By Ashlea Viola, Nina Newington, Jonathan Riley, Steven Selva & Lisa Proulx in Evansia 41 (1), 9-18, (17 April 2024). https://doi.org/10.1639/0747-9859-41.1.9 
Abstract In an effort to protect a forest on provincial land near Goldsmith Lake in Annapolis County, Nova Scotia, from timber harvest operations, a group of citizen scientists began documenting the biodiversity of the area. In December 2022, the group invited Dr. Steven Selva, a lichenologist specializing in calicioid lichens and fungi, to visit and teach them how to locate and collect calicioid specimens. We found 27 calicioid species, one of which was new to the Maritimes, providing additional evidence that the forest is rich in biodiversity and that the areas recognized as old-growth were larger than the provincial government had previously realized.

The rarest of these stubble lichens are those that find their niches in late-successional (old) forests. This habitat is in short supply. As the map below shows, the west side of Goldsmith Lake is clearly to their liking.
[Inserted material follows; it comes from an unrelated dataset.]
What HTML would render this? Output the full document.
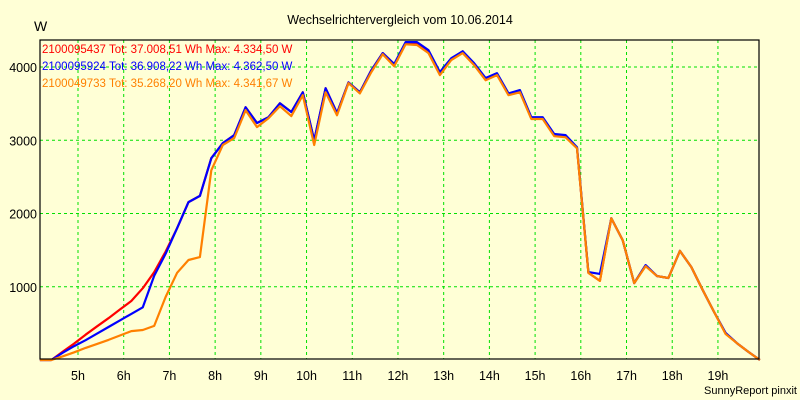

Late-succesional Calcicoid Lichens and Species-at-Risk in the proposed Goldsmith Lake Wilderness Area. Observations up to May 15, 2024. Note: Other than Black Ash, Fraxinus nigra (green square) and Blue Felt Lichen, Pectenia plumbea (blue square), all the species shown here are calicioid lichens that are typically found in old – late-successional – forests.

Specifically, and not surprisingly, they were found almost exclusively in the forests the Bowater map shows as untouched.

Species-at-Risk superimposed on the Bowater Map

The citizen scientists, as part of their ongoing efforts to collaborate with DNR, informed DNR of the results of the stubble survey, sending them a link to the Evansia article when it came out. Evidence that forests west of Goldsmith Lake are either scoring as old-growth according to DNR’s criteria or supporting a level of biodiversity characteristic of very old forest does not appear to have changed DNR’s narrative that the area around Goldsmith Lake is managed forest and not worth protecting.

What evidence would be enough? Proof that stands of old-growth forest ring the whole of Goldsmith Lake?